An interesting item from Inside Higher Ed:
News of universities partnering with massive open online course providers has become commonplace, which is why Yale University stands out for what it’s not doing: rushing.
While many top universities -- including Harvard and Stanford Universities, along with many others -- were announcing partnerships and launching their first MOOCs, Yale sat back, watched, and evaluated.
In December, some eight months after Princeton, the University of Pennsylvania and the University of Michigan at Ann Arbor joined Coursera and three months after Brown, Columbia, Emory, and Vanderbilt Universities did the same, Yale’s Committee on Online Education, a faculty committee, submitted its online report and recommendations to the dean of Yale College. Though the report suggests that Yale investigate different MOOC platforms, there is no timeline for when the university, seemingly already late to the MOOC party, might select a company or start providing MOOCs.

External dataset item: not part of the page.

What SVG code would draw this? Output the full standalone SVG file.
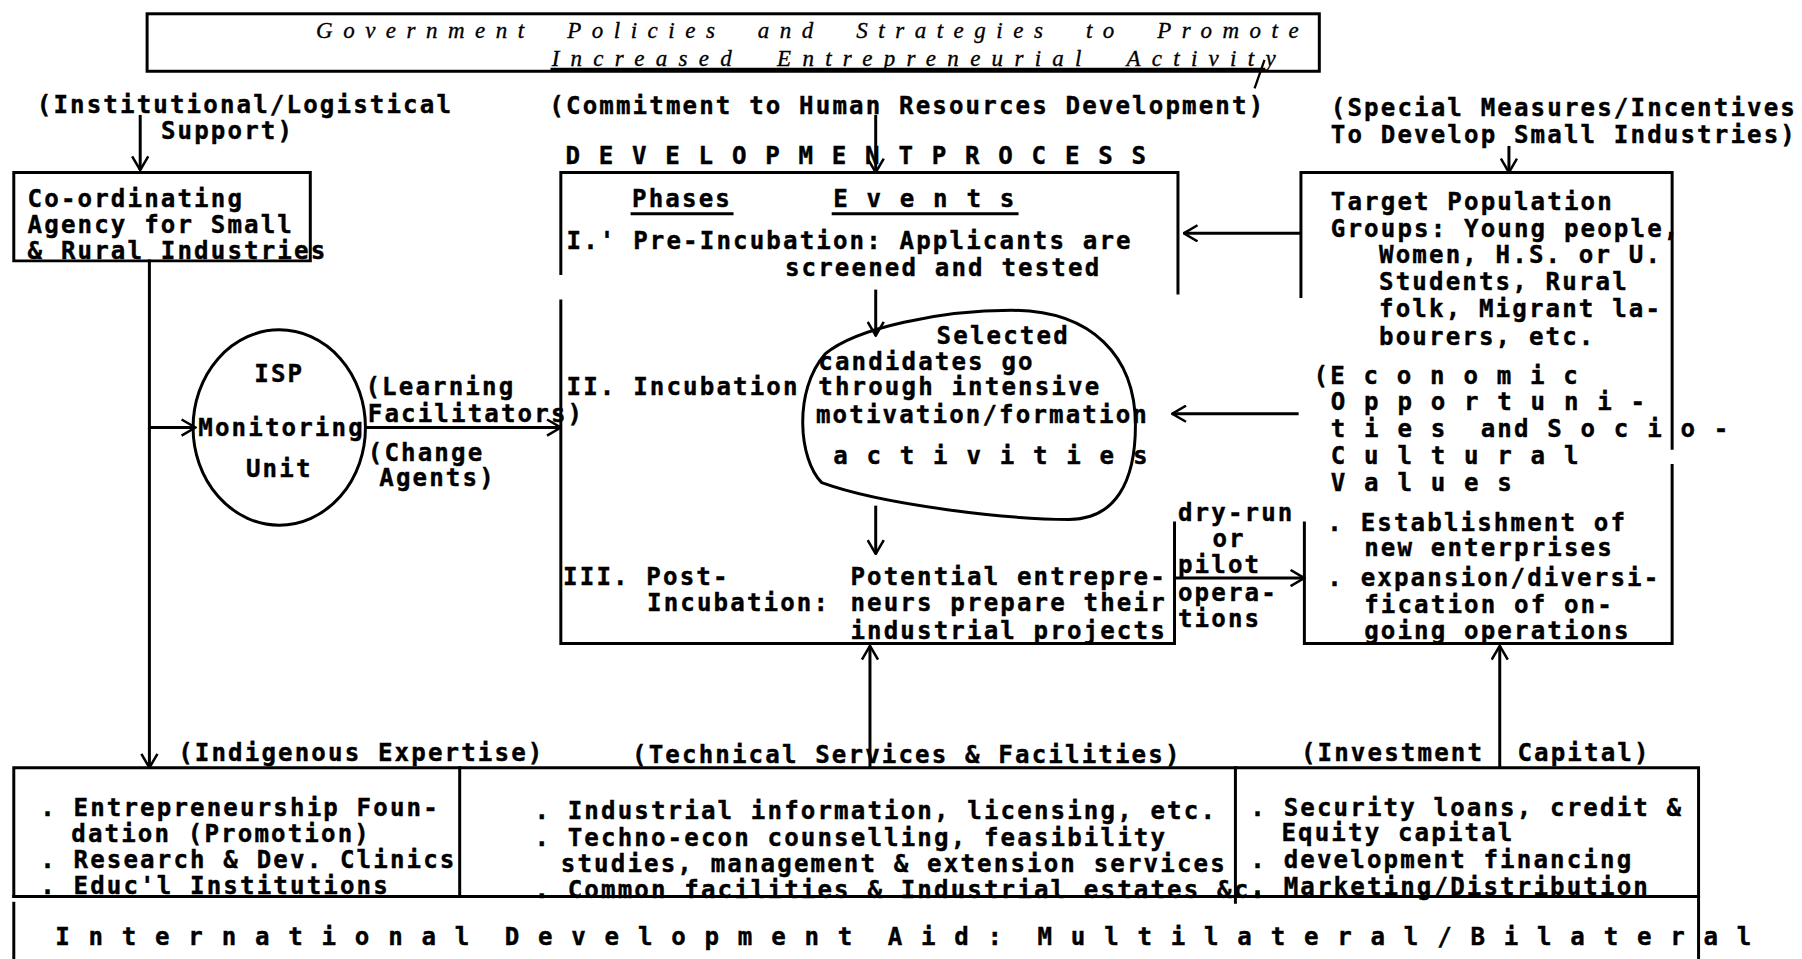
<svg xmlns="http://www.w3.org/2000/svg" width="1802" height="959" viewBox="0 0 1802 959">
<defs>
<marker id="ah" viewBox="0 0 14 16" refX="13" refY="8" markerWidth="14" markerHeight="16" markerUnits="userSpaceOnUse" orient="auto">
<path d="M1,1 L13,8 L1,15" fill="none" stroke="#000" stroke-width="2.2"/>
</marker>
<style>
text{font-family:"DejaVu Sans Mono","Liberation Mono",monospace;font-weight:bold;font-size:21px;letter-spacing:1.85px;fill:#000;stroke:#000;stroke-width:0.35;white-space:pre}
.hw{font-family:"Liberation Serif",serif;font-style:italic;font-weight:normal;font-size:20px;letter-spacing:0;stroke-width:0.3}
.ln{fill:none;stroke:#000;stroke-width:2.6;stroke-linecap:square}
.ar{fill:none;stroke:#000;stroke-width:2.6;marker-end:url(#ah)}
</style>
</defs>
<rect width="1802" height="959" fill="#fff"/>
<g transform="scale(1.14923)">
<g id="title">
<rect class="ln" x="128" y="12" width="1020" height="50"/>
<text class="hw" x="275" y="33" textLength="855" lengthAdjust="spacing">Government  Policies  and  Strategies  to  Promote</text>
<text class="hw" x="480" y="57" textLength="630" lengthAdjust="spacing">Increased  Entrepreneurial  Activity</text>
<line class="ln" x1="480" y1="60" x2="1100" y2="60" style="stroke-width:2"/>
<line class="ln" x1="1100" y1="53" x2="1092" y2="76" style="stroke-width:2"/>
</g>
<g id="labels-top">
<text x="32" y="98">(Institutional/Logistical</text>
<text x="140" y="121">Support)</text>
<text x="478" y="99">(Commitment to Human Resources Development)</text>
<text x="1158" y="101">(Special Measures/Incentives</text>
<text x="1158" y="124">To Develop Small Industries)</text>
</g>
<g id="coord-agency">
<path class="ln" d="M12,227 V150 H270 V227 H12"/>
<text x="24" y="180">Co-ordinating</text>
<text x="24" y="203">Agency for Small</text>
<text x="24" y="225">&amp; Rural Industries</text>
</g>
<g id="isp-unit">
<ellipse class="ln" cx="243" cy="372" rx="75" ry="85"/>
<text x="243" y="332" text-anchor="middle">ISP</text>
<text x="245" y="379" text-anchor="middle">Monitoring</text>
<text x="243" y="415" text-anchor="middle">Unit</text>
</g>
<g id="facilitators">
<text x="318" y="344">(Learning</text>
<text x="320" y="367">Facilitators)</text>
<text x="320" y="401">(Change</text>
<text x="330" y="423">Agents)</text>
</g>
<g id="development-process">
<text x="492" y="143">D E V E L O P M E N T P R O C E S S</text>
<path class="ln" d="M488,238 V150 H1025 V255"/>
<path class="ln" d="M488,262 V560 H1022 V455"/>
<text x="550" y="180">Phases</text>
<line class="ln" x1="550" y1="186" x2="637" y2="186"/>
<text x="725" y="180">E v e n t s</text>
<line class="ln" x1="725" y1="186" x2="885" y2="186"/>
<text x="493" y="217">I.' Pre-Incubation: Applicants are</text>
<text x="683" y="240">screened and tested</text>
<text x="493" y="344">II. Incubation</text>
<text x="490" y="509">III. Post-</text>
<text x="563" y="532">Incubation:</text>
<text x="740" y="509">Potential entrepre-</text>
<text x="740" y="532">neurs prepare their</text>
<text x="740" y="556">industrial projects</text>
</g>
<g id="intensive-activities">
<path class="ln" d="M718,308 C745,285 820,270 880,270 C950,270 988,310 988,370 C988,420 970,452 930,452 C880,452 770,440 715,420 C695,400 690,340 718,308 Z"/>
<text x="815" y="299">Selected</text>
<text x="712" y="322">candidates go</text>
<text x="712" y="344">through intensive</text>
<text x="710" y="368">motivation/formation</text>
<text x="725" y="404">a c t i v i t i e s</text>
</g>
<g id="pilot">
<text x="1025" y="453">dry-run</text>
<text x="1055" y="476">or</text>
<text x="1025" y="499">pilot</text>
<text x="1025" y="523">opera-</text>
<text x="1025" y="546">tions</text>
</g>
<g id="target-population">
<path class="ln" d="M1132,258 V150 H1455 V390"/>
<path class="ln" d="M1455,405 V560 H1135 V455"/>
<text x="1158" y="183">Target Population</text>
<text x="1158" y="206">Groups: Young people,</text>
<text x="1200" y="229">Women, H.S. or U.</text>
<text x="1200" y="252">Students, Rural</text>
<text x="1200" y="276">folk, Migrant la-</text>
<text x="1200" y="300">bourers, etc.</text>
<text x="1143" y="334">(E c o n o m i c</text>
<text x="1158" y="357">O p p o r t u n i -</text>
<text x="1158" y="380">t i e s  and S o c i o -</text>
<text x="1158" y="404">C u l t u r a l</text>
<text x="1158" y="427">V a l u e s</text>
<text x="1155" y="462">. Establishment of</text>
<text x="1187" y="484">new enterprises</text>
<text x="1155" y="510">. expansion/diversi-</text>
<text x="1187" y="533">fication of on-</text>
<text x="1187" y="556">going operations</text>
</g>
<g id="labels-bottom">
<text x="155" y="662">(Indigenous Expertise)</text>
<text x="550" y="664">(Technical Services &amp; Facilities)</text>
<text x="1132" y="662">(Investment  Capital)</text>
</g>
<g id="indigenous-expertise">
<path class="ln" d="M12,780 V668 H400 V780"/>
<text x="35" y="710">. Entrepreneurship Foun-</text>
<text x="62" y="733">dation (Promotion)</text>
<text x="35" y="755">. Research &amp; Dev. Clinics</text>
<text x="35" y="778">. Educ'l Institutions</text>
</g>
<g id="technical-services">
<path class="ln" d="M400,668 H1075 V785"/>
<text x="465" y="713">. Industrial information, licensing, etc.</text>
<text x="465" y="736">. Techno-econ counselling, feasibility</text>
<text x="488" y="759">studies, management &amp; extension services</text>
<text x="465" y="781">. Common facilities &amp; Industrial estates &amp;c.</text>
</g>
<g id="investment-capital">
<path class="ln" d="M1075,668 H1478 V834"/>
<text x="1088" y="710">. Security loans, credit &amp;</text>
<text x="1115" y="732">Equity capital</text>
<text x="1088" y="755">. development financing</text>
<text x="1088" y="779">. Marketing/Distribution</text>
</g>
<g id="international-aid">
<path class="ln" d="M12,780 H1478"/>
<path class="ln" d="M12,786 V834"/>
<text x="48" y="822">I n t e r n a t i o n a l  D e v e l o p m e n t  A i d :  M u l t i l a t e r a l / B i l a t e r a l</text>
</g>
<g id="connectors">
<line class="ar" x1="122" y1="100" x2="122" y2="148"/>
<line class="ln" x1="130" y1="227" x2="130" y2="372"/>
<line class="ar" x1="130" y1="372" x2="130" y2="668"/>
<line class="ar" x1="130" y1="372" x2="170" y2="372"/>
<line class="ar" x1="318" y1="372" x2="488" y2="372"/>
<line class="ar" x1="762" y1="100" x2="762" y2="150"/>
<line class="ar" x1="1313" y1="127" x2="1313" y2="150"/>
<line class="ar" x1="762" y1="252" x2="762" y2="292"/>
<line class="ar" x1="762" y1="440" x2="762" y2="482"/>
<line class="ar" x1="1132" y1="203" x2="1030" y2="203"/>
<line class="ar" x1="1130" y1="360" x2="1020" y2="360"/>
<line class="ar" x1="1022" y1="503" x2="1135" y2="503"/>
<line class="ar" x1="757" y1="668" x2="757" y2="562"/>
<line class="ar" x1="1305" y1="668" x2="1305" y2="562"/>
</g>
</g>
</svg>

Are MOOCs coming to the law school near you? Harvard law prof Glenn Cohen says maybe not:
We in the law school who use the Socratic method may be particularly insulated from the MOOC treatment since the interactivity is part of what is prized.
Which might be true except for the inconvenient facts that (1) the Socratic method is a crappy way of teaching and (2) law schools are not immune from the same economic forces affecting higher ed more generally. Indeed, if this year's huge drop in applications proves permanent, we may suddenyl find ourselves on the cutting edge of change.
Which leads me to ponder:
- How would UCLA make money off a MOOC?
- How would some of that money come my way?
- Would I make more money MOOCing than professing? I'm imagining here the "Stephen M Bainbridge School of Corporate Law" as a stand-alone business enterprise. Other than the damnable barriers to entry of the legal profession created by the bar, it could work....
- How would I teach a corporate law MOOC?
- Assuming I retire on schedule in 2023, will it have come to pass by then?